To try to intuit an answer, I decided to go over some quick synopses of the movies. I’ll start with the first two, which everybody loved:
- The Terminator — Thrilling action as Sarah Connor fights a killer robot, sent from the future by Skynet, so that her future son John Connor can become the leader of the human resistance that defeats the machines.
- Terminator 2: Judgement Day — Thrilling action as Sarah Connor fights a killer robot, sent from the future by Skynet, so that her son John Connor, who fights along side her, can become the future leader of the human resistance that defeats the machines.
Okay, now let’s compare those to some of the newer films that didn’t do so well:
- Terminator 3: Rise of the Machines — Sarah Connor is already dead when the movie starts. We learn that John Connor will be killed by a terminator in the future. He fails to stop Skynet from killing billions of people in a nuclear holocaust. As the movie ends, we see that he will lead the resistance only because he happens to end up in a command bunker near his girlfriend’s father’s military base.
- Terminator Salvation — Sarah Connor is already dead when the movie starts. John Connor is not the leader of the resistance. I’ve pretty much blocked out the rest of this movie.
- Terminator Genisys — Sarah Connor fights a killer robot, sent from the future by Skynet, so that her future son John Connor can become the leader of the human resistance…but there’s already a killer robot, and Kyle doesn’t understand why he’s there, then they all travel forward in time, then Skynet kills future John and sends an evil twin John back in time, then Sarah and Kyle fight him…and oh God it’s just a mess.
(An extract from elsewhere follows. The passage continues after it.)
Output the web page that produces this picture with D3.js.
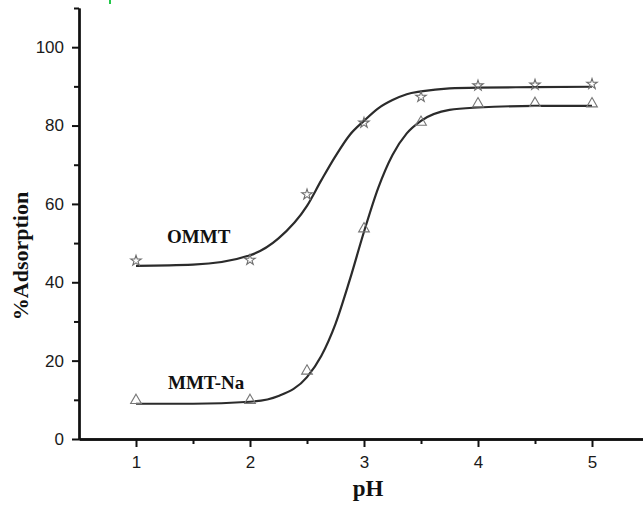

- Terminator: Dark Fate — A terminator kills John Connor in front of his mother, but it doesn’t matter because someone else will lead the resistance against something that isn’t Skynet anymore. Nevertheless, Sarah Connor keeps hunting terminators in a futile attempt to find meaning in her life.
Looking at this collection of plot summaries, one problem with the sequels stands out immediately: Stop killing the Connors, you assholes!
I mean, what the hell were the writers thinking? The first two movies were all about the Connors’ fight for survival, so killing either of them in the sequels is undoing the victories that had fans clamoring for a sequel in the first place. Killing one of the Connors betrays the fans as badly as if — just making up crazy examples here — the makers of the Aliens sequel decided to kill Newt, or the makers of The Matrix sequel decided to kill Trinity and Neo. It may make some kind of dramatic sense in a particular movie, but it’s a betrayal of the series as a whole.
The later entries in the franchise also abandon a key theme that runs through the first two Terminator movies: Taken together, the movies are about a family caught up in the beginnings of a war. They are about the struggle of a parent preparing her child to fight in that war, and about both of them learning to battle an inhuman enemy without losing their own humanity. None of the T2 sequels ever really got this, but the creators of the nearly-forgotten TV series Terminator: The Sarah Connor Chronicles understood it very well, and I’ve always felt the series was the true sequel to the first two movies.
If you like the early Terminator movies, but you haven’t see the series, I highly recommend you check it out.